Pictures excluded, reproduce exactly the lines below from the one with "Reproduce this chart with matplotlib." through the one with "0.863, 0.885, 3.664]", both included.

• • • • •

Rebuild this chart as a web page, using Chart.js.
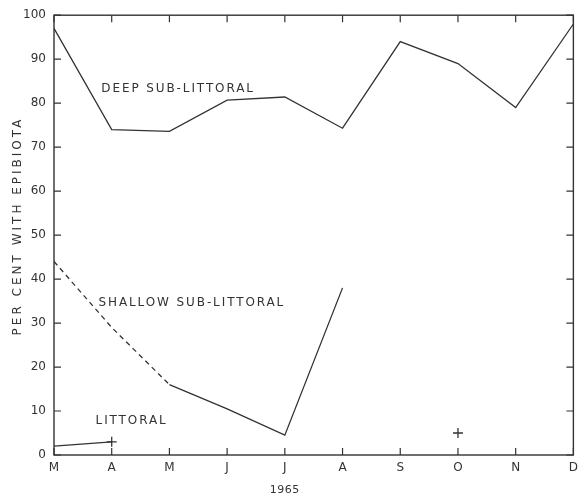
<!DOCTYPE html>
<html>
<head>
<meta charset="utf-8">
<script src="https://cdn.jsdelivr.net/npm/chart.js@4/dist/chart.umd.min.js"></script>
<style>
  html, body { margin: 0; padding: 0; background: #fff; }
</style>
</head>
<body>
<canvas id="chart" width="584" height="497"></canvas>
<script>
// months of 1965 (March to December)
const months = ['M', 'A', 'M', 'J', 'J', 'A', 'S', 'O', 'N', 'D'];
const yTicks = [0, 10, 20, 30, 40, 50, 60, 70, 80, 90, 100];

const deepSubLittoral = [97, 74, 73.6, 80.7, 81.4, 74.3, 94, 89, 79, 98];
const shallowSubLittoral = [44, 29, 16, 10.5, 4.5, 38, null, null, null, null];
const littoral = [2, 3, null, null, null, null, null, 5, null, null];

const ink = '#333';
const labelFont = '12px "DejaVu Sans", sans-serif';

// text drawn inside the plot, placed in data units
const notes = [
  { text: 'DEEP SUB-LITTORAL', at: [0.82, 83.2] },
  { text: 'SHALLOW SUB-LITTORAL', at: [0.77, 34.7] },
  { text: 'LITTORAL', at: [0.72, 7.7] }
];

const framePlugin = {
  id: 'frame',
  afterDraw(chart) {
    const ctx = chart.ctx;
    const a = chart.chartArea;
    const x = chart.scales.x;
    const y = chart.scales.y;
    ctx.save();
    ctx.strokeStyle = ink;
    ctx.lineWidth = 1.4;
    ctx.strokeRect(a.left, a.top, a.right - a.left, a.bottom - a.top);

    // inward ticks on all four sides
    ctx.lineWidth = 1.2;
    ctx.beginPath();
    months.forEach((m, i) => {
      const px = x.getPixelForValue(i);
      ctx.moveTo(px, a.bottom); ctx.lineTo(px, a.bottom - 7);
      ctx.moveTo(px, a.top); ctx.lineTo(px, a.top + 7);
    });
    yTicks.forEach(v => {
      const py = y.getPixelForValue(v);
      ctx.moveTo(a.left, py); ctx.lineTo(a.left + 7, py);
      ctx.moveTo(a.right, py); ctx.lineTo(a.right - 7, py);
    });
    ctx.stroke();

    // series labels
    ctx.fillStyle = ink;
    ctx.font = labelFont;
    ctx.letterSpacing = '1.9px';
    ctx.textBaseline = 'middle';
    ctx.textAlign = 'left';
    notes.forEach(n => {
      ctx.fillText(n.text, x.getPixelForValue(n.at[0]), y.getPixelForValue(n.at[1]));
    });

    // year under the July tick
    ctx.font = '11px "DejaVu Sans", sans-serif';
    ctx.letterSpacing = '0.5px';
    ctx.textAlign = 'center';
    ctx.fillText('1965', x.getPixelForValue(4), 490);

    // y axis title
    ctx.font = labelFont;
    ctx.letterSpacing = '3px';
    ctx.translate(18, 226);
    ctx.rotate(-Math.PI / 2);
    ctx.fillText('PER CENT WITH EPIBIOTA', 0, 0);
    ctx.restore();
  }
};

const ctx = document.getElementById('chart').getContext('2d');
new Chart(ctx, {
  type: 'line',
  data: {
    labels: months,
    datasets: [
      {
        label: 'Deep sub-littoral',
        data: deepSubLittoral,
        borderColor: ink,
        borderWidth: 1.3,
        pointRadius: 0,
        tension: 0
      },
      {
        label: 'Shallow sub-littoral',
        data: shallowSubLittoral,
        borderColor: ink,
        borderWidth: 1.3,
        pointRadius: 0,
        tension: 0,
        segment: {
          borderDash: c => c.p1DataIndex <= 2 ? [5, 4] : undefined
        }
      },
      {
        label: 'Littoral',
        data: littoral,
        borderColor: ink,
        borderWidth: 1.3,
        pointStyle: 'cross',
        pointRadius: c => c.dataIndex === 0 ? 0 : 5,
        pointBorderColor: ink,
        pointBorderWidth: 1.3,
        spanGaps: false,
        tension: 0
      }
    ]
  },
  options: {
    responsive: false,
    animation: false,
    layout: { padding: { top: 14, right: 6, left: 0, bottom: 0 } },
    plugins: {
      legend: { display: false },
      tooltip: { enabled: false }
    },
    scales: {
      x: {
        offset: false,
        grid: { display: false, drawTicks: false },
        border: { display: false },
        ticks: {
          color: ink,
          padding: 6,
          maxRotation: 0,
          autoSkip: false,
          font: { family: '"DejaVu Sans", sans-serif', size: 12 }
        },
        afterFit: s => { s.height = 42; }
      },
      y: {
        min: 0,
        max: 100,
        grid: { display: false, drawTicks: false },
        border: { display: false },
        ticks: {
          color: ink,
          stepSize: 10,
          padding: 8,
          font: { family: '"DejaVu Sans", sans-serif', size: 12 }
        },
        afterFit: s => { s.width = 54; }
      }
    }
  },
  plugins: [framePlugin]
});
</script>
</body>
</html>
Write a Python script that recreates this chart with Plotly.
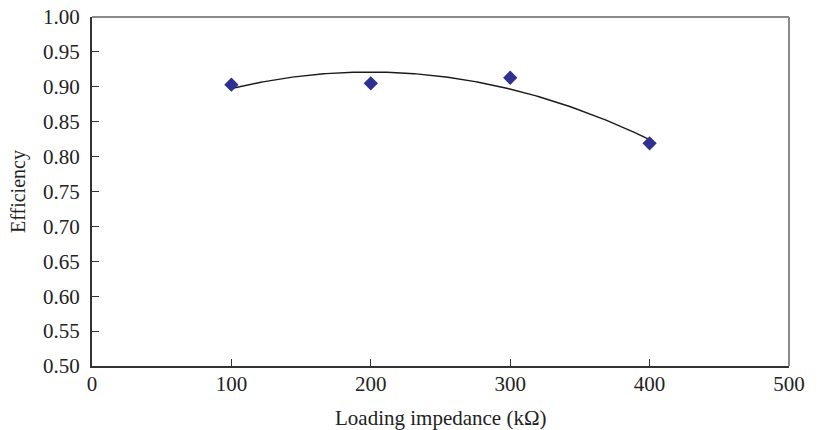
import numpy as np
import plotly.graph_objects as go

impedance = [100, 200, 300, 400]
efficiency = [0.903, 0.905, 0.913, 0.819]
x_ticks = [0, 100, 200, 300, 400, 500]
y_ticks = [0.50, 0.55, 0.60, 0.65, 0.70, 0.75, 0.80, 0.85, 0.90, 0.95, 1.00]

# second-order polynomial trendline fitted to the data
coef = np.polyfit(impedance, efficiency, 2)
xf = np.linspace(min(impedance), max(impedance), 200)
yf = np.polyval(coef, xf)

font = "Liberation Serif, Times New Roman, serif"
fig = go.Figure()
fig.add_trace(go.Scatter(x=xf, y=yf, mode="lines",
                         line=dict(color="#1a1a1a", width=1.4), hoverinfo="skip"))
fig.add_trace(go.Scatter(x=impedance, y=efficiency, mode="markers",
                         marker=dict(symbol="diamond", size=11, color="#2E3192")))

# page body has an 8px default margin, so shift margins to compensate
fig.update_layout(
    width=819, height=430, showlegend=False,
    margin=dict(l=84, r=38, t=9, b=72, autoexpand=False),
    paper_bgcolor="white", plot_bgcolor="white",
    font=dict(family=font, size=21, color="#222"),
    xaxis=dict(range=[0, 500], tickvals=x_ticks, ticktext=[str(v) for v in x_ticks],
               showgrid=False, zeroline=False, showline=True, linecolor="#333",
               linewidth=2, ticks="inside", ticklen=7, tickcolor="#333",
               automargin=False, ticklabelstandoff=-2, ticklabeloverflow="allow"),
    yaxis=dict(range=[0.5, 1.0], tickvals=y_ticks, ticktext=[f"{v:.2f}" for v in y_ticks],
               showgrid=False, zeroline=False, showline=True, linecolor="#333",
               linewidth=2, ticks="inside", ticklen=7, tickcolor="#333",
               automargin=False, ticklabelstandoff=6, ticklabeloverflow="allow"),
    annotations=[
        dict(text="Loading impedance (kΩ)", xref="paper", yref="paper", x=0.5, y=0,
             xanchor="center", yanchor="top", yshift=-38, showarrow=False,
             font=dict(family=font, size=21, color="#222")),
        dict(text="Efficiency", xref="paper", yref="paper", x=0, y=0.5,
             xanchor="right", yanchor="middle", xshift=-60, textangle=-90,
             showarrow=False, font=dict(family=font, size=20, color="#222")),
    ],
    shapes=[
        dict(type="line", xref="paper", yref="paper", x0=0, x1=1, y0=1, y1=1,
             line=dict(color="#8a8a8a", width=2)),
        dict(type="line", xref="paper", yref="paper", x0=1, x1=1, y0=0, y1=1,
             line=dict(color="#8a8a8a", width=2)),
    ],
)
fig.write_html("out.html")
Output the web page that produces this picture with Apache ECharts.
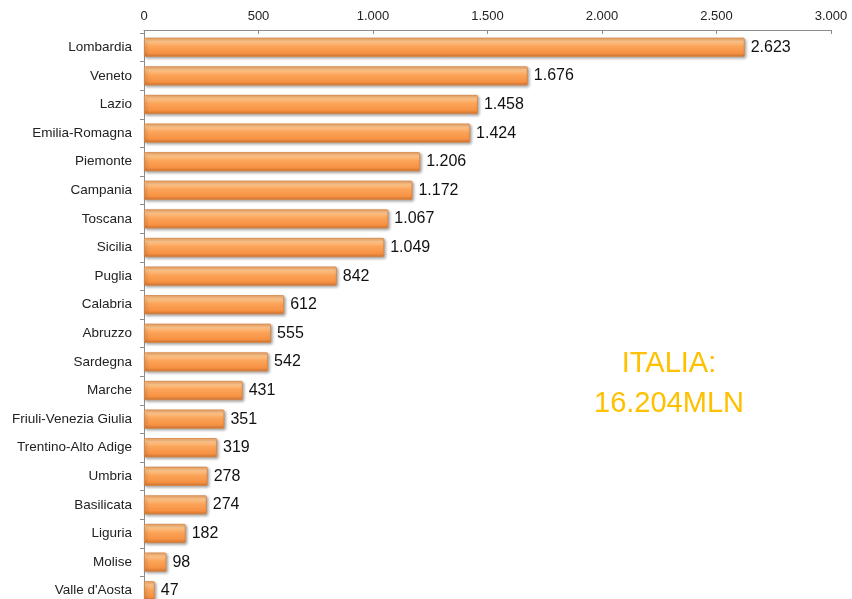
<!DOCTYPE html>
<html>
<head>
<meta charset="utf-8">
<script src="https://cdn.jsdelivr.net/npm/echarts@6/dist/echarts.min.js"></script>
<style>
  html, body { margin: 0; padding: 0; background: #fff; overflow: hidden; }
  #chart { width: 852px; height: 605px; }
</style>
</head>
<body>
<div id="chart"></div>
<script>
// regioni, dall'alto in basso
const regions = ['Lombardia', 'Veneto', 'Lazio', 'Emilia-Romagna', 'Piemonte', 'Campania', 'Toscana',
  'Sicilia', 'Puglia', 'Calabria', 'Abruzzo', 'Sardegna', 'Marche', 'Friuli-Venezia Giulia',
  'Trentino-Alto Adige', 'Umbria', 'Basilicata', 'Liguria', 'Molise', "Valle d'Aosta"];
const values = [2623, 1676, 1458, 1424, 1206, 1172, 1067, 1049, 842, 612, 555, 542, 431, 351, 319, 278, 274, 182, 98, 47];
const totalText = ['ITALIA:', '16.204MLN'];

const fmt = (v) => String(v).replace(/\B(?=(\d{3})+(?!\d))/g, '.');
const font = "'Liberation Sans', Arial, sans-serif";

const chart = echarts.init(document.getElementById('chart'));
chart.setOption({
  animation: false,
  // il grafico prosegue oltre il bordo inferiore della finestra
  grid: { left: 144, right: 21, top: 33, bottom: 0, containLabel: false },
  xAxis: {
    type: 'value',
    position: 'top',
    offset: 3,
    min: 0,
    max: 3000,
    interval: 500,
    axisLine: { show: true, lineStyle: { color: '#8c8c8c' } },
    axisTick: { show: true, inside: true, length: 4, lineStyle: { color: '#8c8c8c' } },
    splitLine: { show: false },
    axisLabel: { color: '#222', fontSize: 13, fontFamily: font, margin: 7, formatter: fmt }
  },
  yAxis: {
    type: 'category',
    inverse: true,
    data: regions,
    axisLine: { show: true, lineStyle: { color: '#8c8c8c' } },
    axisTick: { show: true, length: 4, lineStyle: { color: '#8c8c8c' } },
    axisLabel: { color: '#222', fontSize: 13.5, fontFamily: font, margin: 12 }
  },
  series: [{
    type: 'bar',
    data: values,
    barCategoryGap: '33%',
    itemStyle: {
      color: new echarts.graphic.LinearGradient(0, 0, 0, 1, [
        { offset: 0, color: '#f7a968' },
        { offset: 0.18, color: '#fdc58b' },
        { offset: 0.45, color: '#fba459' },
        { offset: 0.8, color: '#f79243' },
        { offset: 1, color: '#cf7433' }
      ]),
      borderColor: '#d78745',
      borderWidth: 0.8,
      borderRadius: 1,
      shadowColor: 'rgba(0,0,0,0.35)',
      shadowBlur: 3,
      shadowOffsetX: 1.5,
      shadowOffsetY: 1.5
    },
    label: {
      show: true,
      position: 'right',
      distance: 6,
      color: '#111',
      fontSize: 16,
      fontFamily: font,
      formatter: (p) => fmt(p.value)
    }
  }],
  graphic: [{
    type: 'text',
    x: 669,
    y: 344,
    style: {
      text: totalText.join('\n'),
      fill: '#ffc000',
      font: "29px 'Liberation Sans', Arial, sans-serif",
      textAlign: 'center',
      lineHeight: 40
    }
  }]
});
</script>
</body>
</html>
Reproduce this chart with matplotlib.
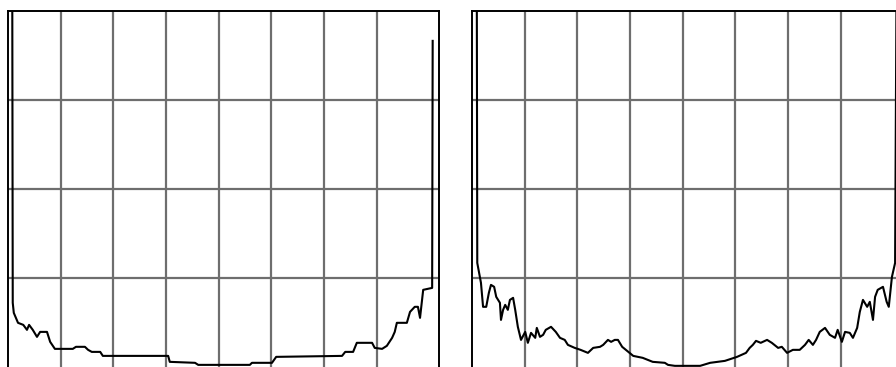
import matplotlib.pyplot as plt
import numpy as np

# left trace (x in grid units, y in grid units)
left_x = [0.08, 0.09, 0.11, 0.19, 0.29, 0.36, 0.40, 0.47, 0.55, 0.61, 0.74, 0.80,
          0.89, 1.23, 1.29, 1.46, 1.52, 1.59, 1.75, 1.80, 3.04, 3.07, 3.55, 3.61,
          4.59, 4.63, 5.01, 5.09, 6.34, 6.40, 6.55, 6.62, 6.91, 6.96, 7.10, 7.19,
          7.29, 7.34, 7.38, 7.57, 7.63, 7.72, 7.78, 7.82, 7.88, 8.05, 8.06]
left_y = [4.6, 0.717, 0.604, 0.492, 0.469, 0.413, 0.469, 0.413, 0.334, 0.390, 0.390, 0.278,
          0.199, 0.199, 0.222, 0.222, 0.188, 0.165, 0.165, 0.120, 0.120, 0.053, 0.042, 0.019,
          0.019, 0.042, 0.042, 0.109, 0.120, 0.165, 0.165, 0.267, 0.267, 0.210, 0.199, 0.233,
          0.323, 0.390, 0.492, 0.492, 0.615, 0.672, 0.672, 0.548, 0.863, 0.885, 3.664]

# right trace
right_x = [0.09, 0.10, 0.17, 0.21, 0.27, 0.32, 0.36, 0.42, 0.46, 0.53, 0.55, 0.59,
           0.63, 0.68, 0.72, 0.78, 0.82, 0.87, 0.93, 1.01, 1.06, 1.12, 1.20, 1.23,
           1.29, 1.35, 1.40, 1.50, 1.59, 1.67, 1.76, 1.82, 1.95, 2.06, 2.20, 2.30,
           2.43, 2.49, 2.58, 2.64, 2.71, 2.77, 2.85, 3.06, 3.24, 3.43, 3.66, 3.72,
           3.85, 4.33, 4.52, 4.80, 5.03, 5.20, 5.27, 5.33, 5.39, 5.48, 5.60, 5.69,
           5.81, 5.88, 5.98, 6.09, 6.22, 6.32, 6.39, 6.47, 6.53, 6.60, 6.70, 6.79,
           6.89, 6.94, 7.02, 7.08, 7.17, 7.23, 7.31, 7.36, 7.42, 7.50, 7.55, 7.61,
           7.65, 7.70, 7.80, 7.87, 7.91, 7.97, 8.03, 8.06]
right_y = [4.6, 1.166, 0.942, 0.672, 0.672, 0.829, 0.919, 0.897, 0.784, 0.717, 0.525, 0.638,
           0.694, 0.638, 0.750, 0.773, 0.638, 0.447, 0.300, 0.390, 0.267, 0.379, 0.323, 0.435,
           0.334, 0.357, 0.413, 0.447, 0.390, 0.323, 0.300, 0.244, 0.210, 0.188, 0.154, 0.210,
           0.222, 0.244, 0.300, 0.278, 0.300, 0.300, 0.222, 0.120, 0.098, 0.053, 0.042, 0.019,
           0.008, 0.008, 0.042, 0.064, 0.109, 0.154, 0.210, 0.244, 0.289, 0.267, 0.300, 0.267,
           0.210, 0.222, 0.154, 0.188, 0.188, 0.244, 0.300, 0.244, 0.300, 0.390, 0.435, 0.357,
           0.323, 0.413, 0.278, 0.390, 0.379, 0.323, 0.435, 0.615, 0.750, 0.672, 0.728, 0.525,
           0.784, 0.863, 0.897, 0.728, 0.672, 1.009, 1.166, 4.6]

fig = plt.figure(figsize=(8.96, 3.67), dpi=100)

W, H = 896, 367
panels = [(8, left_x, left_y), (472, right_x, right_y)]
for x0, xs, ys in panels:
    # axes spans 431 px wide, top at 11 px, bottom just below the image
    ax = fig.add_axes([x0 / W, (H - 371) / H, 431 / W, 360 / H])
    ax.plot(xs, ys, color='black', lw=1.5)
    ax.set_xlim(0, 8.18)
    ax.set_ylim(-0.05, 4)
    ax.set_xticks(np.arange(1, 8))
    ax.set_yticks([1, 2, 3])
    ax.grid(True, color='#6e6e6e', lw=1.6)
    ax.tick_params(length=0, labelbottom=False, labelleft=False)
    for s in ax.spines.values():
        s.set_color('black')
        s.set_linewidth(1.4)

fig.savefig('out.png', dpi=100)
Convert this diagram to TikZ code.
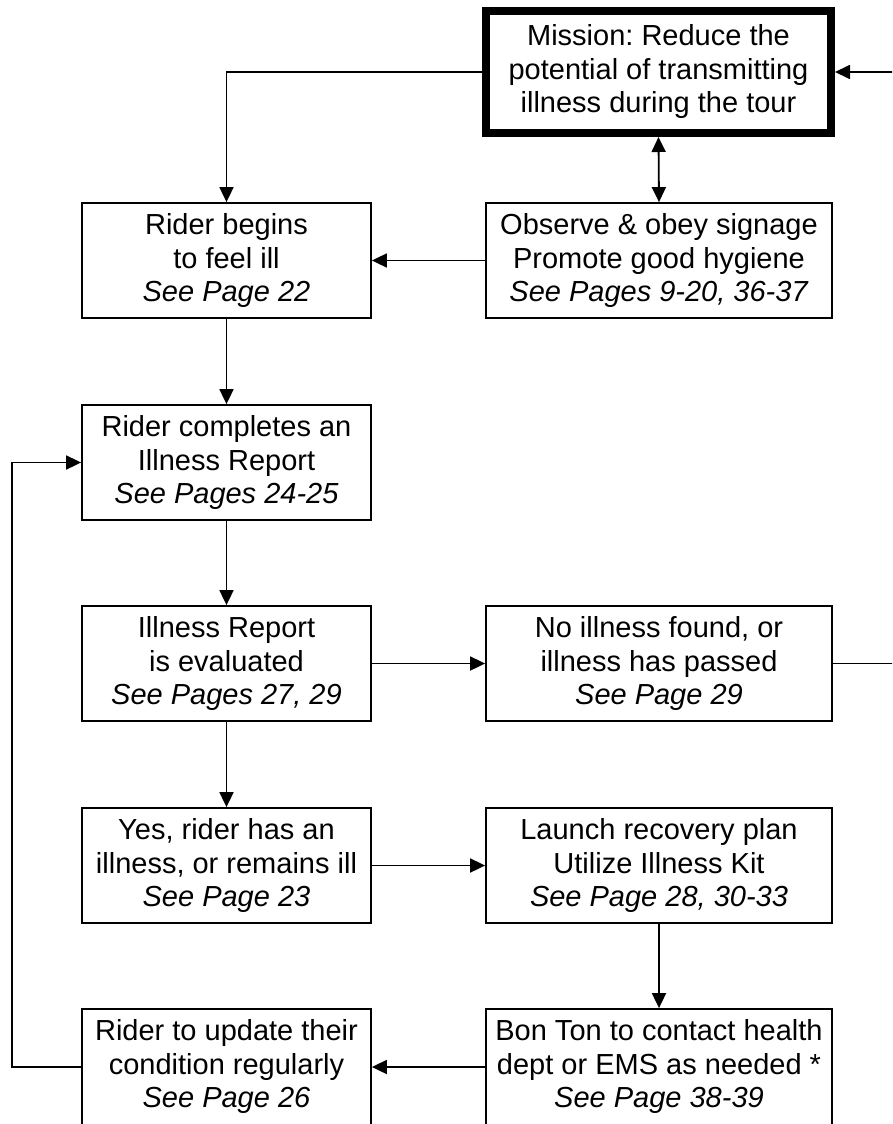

• • • • •

## Problem solution
Reproduce this chart with matplotlib.
import matplotlib.pyplot as plt
import numpy as np

# left trace (x in grid units, y in grid units)
left_x = [0.08, 0.09, 0.11, 0.19, 0.29, 0.36, 0.40, 0.47, 0.55, 0.61, 0.74, 0.80,
          0.89, 1.23, 1.29, 1.46, 1.52, 1.59, 1.75, 1.80, 3.04, 3.07, 3.55, 3.61,
          4.59, 4.63, 5.01, 5.09, 6.34, 6.40, 6.55, 6.62, 6.91, 6.96, 7.10, 7.19,
          7.29, 7.34, 7.38, 7.57, 7.63, 7.72, 7.78, 7.82, 7.88, 8.05, 8.06]
left_y = [4.6, 0.717, 0.604, 0.492, 0.469, 0.413, 0.469, 0.413, 0.334, 0.390, 0.390, 0.278,
          0.199, 0.199, 0.222, 0.222, 0.188, 0.165, 0.165, 0.120, 0.120, 0.053, 0.042, 0.019,
          0.019, 0.042, 0.042, 0.109, 0.120, 0.165, 0.165, 0.267, 0.267, 0.210, 0.199, 0.233,
          0.323, 0.390, 0.492, 0.492, 0.615, 0.672, 0.672, 0.548, 0.863, 0.885, 3.664]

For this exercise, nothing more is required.